Volcanoes and Ruins

Another impressive couple of weeks! I am now well into my fifth week here in Guatemala doing my best to learn Spanish and immerse myself in the culture. It’s going well, but I’m definitely feeling a tad homesick, the German in me wants more punctuality and rule following than what is commonly lived here (along with paved streets and wider sidewalks). It’s all good though! Living here definitely is making me appreciate the life that I am blessed with in the United States and I will take that gratitude with me when I return in August.

Two weekends ago I got to check off a bucket-list item. I hiked a volcano! (well in actuality we didn’t hike THE volcano, but hiked as close as we could). We hiked Volcan de Pacaya, which is an active volcano in the southern part of Guatemala. It is one of the most common volcanoes for tourists to climb because it is the safest (robbers sometimes frequent some of the lesser hiked volcanoes). The last major eruption of Volcan de Pacaya was in March 2014 (just 3 months ago!) and we even wandered out onto the lava bed that the volcano created then. The lava bed had residual heat beneath it that in some areas we were even able to roast marshmallows and ate S’mores. It’s truly incredible what our Earth is capable of!

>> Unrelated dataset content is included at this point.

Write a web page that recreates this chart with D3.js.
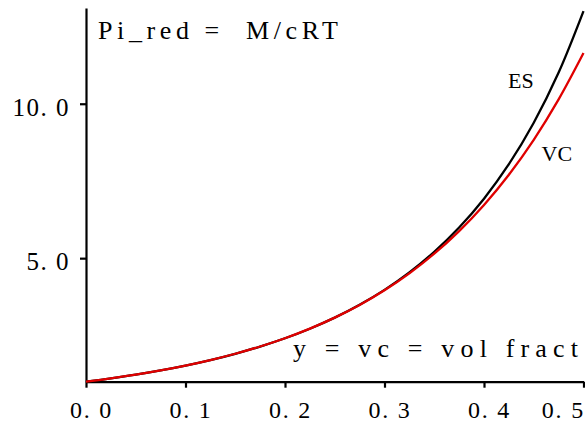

Roasting marshmallows! Yay S’mores!

This past weekend was also filled with adventures as a group of us traveled to the northern part of Guatemala to see the ancient Mayan ruins of Tikal. Some of these ruins were built around 8,000 B.C. and are still standing today! We spent a day in Flores (on an island in a lake near Tikal) and just enjoying a bit of vacation (we stayed in a hotel with AC). We got to eat supper at a restaurant and watch the sun set over the lake. Very beautiful. The day in Tikal was absolutely stunning. It’s quite literally in the jungle in Central America. It was incredibly humid and the heat index was roughly at 105ºF. We had a guided tour around the ruins and got to see all of the major temples and places the Mayans would have lived and were told the history of the ruins. We even got to see a bit of wildlife, we saw a couple spider monkeys, a tarantula (which was sure to stay a number of feet away from), and heard howler monkeys in the distance. We were able to climb a few of the temples and see the impressive view over the jungle and just marvel at the engingeering and intelligence of the ancient Mayans. Their mathematical and astronomical knowledge would have been on par with our modern understanding. Tikal is truly an incredible place to visit and I do not regret the crazy travel that it took to get there. We took two overnight buses (8 hours to get from Guatemala City to Flores) and when we were getting back to the bus station at the end of our time in Flores, we crammed 7 people in a taxi… eh, it’s Guatemala, these things just sorta happen without missing a beat.

Templo 1 (Temple 1).
The Star Wars nerd in me rejoiced when I got to see the same place where the Rebel Base in Ep 4 was filmed (at Tikal)!

Please continue to keep all of us here in Guatemala in your prayers. A number of seminarians are finishing up their time here and are headed back to the USA, but we still have three and half more weeks of learning. As the weeks keep going it will be difficult for us to keep focused, so pray for our ability to absorb as much Spanish language as we can in the next few weeks! We’ll be back stateside before you know it!